Brazil ahead of the 2018 elections

Author (Corporate)
Series Title
Series Details October 2018
Publication Date October 2018
Content Type

On 7 October 2018, about 147 million Brazilians will go to the polls to choose a new president, new governors and new members of the bicameral National Congress and state legislatures. If, as expected, none of the presidential candidates gains over 50% of votes, a run-off between the two best-performing presidential candidates is scheduled to take place on 28 October 2018.

Brazil's severe and protracted political, economic, social and public-security crisis has created a complex and polarised political climate that makes the election outcome highly unpredictable.

Pollsters show that voters have lost faith in a discredited political elite and that only anti-establishment outsiders not embroiled in large-scale corruption scandals and entrenched clientelism would truly match voters' preferences. However, there is a huge gap between voters' strong demand for a radical political renewal based on new faces, and the dramatic shortage of political newcomers among the candidates.

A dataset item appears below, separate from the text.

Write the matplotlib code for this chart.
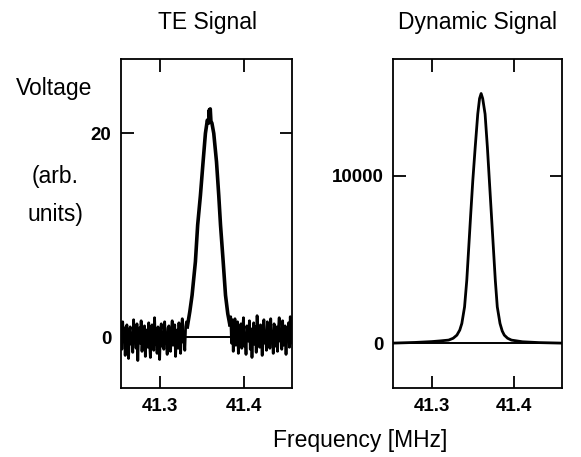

Voters' disillusionment with conventional politics and political institutions has fuelled nostalgic preferences and is likely to prompt part of the electorate to shift away from centrist candidates associated with policy continuity to candidates at the opposite sides of the party spectrum. Many less well-off voters would have welcomed a return to office of former left-wing President Luiz Inácio Lula da Silva (2003-2010), who due to a then booming economy, could run social programmes that lifted millions out of extreme poverty and who, barred by Brazil's judiciary from running in 2018, has tried to transfer his high popularity to his much less-known replacement. Another part of the electorate, appalled by growing public-security issues and endemic corruption, but also disappointed with democracy more broadly, appears to be strongly attracted by the simple and unconventional answers to complex challenges posed by far-right populist rhetoric. The latter – worryingly – glorifies Brazil's dictatorship (1964-1985).

As candidates with unorthodox political approaches appear to be an emerging norm, Brazilians may opt for a populist turn as well. If so, EU-Brazil relations may become more complex in the future.